Major

English

Second Major

Mathematics

Advisor

Williams, Travis

Advisor Department

English

Date

5-2013

Keywords

Literature, mathematics, art, two cultures, Renaissance, relationship of disciplines, The Ambassadors, perspectives, perceptions

Creative Commons License

Creative Commons License
This work is licensed under a Creative Commons Attribution-Noncommercial-Share Alike 3.0 License.

Abstract

Twentieth century novelist and scientist C. P. Snow noted the division of “two cultures,” namely the divide between the sciences and the humanities. Snow argued these were distinctive and separated cultures in the mid 1950s. The “two cultures” are also present during the Renaissance. This appears in the artwork and literary and mathematical texts of the period. The divide between the humanities and sciences is something that we can easily distinguish in the twenty-first century as well.

I use the discourse of C. P. Snow’s “two cultures” to work through this relationship and to explore the cultural perspectives of these fields during the Renaissance. This paper examines the significance of the relationship and reciprocal influence of the cultures of English literature and mathematics. Furthermore, I employ a piece of artwork from the Renaissance, The Ambassadors by Hans Holbein the Younger, to aid in this examination. This piece of artwork incorporates qualities from both “literature” and “mathematics,” clearly showing that both cultures are at least of equal importance and at some level inseparable, not only in the painting, but also in the contemporaneous society. Although scholars have worked with the mathematical imagery in the painting or with texts written about the painting, this paper looks at both the mathematics and literature that go into creating, critiquing, and enjoying art with a heavy emphasis on relating, connecting, and bridging literature and mathematics.

The concepts of analysis and synthesis are common to literary writing, rhetoric, and mathematics, and thus can bridge the division between literature and mathematics. Additional concepts include those of eloquence, elegance, harmony, and decorum, which will relate the “two cultures” to the visual culture of the Renaissance, specifically to The Ambassadors. Furthermore, I pay particular attention to the perspectives and perceptions of literature and mathematics during the Renaissance. By working with and using the discourse of a twentieth-century text and a piece of artwork, the paper delves into the divide between literature and mathematics and the perceptions of them during the Renaissance. Thus, in order to explore cultural perspectives of the disciplines, the paper breaks away from the modern conventional and stereotypical views of the humanities and sciences.

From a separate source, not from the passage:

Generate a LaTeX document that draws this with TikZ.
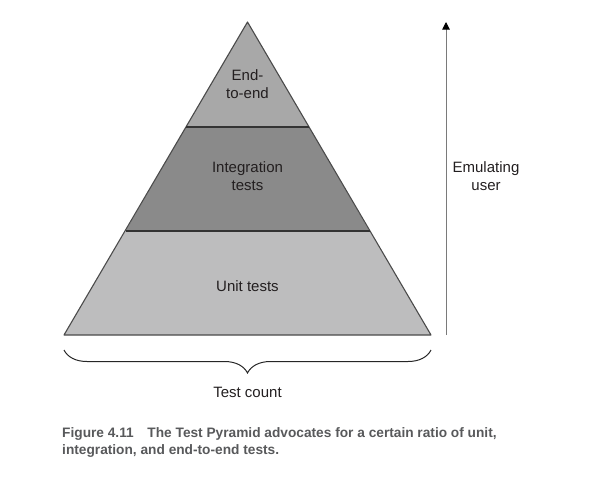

Finally, examining the confluence of literature and mathematics through art results in the discovery of the cyclic pattern of the “two cultures.” The paper aims to demonstrate that literature and mathematics are both important disciplines and are in fact impossible to separate as society has commonly done, and that this division between these cultures was of concern both in the Renaissance and in the mid 1950s. However, through C. P. Snow’s text and the analysis of literature and mathematics with varying modes from the Renaissance, it is also apparent that each time period was concerned with, and wanted to change different aspects of this divide. Thus, naturally the assumption remains that in our near future, society will once again be, indeed already is, bothered by this division of cultures and will likely consider remedies different from those of the Renaissance and the twentieth century.